Show all lines from the listing below that contain "React".

SOURCE MATERIAL

***

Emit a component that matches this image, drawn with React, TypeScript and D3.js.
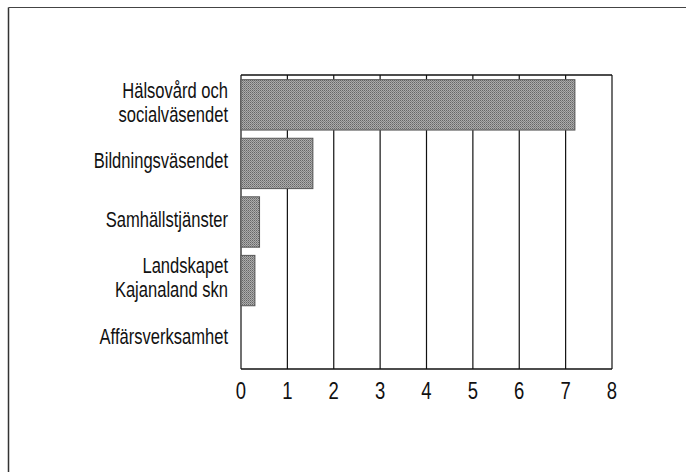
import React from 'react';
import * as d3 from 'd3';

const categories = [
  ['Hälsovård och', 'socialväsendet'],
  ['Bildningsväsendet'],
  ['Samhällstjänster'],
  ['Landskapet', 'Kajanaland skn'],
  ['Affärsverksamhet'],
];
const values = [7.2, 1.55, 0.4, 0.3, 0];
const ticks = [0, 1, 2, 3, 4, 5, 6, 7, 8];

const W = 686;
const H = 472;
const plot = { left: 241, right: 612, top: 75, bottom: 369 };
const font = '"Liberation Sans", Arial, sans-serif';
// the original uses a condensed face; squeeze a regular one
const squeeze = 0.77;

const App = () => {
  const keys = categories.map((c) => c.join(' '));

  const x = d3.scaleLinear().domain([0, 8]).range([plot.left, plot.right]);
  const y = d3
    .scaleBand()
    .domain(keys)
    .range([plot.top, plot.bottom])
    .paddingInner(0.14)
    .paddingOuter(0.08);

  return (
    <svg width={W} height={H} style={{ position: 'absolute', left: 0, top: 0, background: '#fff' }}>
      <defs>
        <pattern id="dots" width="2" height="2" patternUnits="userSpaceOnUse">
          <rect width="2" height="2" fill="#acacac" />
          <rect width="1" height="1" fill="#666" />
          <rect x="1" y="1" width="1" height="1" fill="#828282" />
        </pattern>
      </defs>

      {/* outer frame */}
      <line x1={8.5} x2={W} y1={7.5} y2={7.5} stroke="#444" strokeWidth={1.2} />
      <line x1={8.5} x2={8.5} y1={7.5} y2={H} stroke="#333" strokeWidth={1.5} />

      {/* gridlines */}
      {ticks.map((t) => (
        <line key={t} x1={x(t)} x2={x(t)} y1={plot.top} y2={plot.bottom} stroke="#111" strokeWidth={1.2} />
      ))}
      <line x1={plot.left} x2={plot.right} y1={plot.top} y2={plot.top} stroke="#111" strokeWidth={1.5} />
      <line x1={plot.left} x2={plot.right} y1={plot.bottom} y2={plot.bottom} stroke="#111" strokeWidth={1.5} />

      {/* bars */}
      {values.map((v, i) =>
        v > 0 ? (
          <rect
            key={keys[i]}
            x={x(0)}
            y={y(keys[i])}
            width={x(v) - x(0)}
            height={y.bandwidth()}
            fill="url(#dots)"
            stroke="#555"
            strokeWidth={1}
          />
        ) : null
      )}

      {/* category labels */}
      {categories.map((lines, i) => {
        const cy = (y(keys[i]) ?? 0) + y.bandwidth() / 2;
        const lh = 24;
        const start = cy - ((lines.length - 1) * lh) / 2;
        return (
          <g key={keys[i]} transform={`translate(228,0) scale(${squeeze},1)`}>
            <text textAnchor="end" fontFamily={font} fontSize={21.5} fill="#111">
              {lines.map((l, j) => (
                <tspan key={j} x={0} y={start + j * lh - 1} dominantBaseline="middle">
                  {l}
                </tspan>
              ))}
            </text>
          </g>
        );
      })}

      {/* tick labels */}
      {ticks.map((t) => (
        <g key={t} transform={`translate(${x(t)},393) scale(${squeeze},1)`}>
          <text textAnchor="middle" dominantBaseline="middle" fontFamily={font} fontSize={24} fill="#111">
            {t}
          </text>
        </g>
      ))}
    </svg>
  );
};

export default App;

***

TASK OUTPUT
Emit a component that matches this image, drawn with React, TypeScript and D3.js.
import React from 'react';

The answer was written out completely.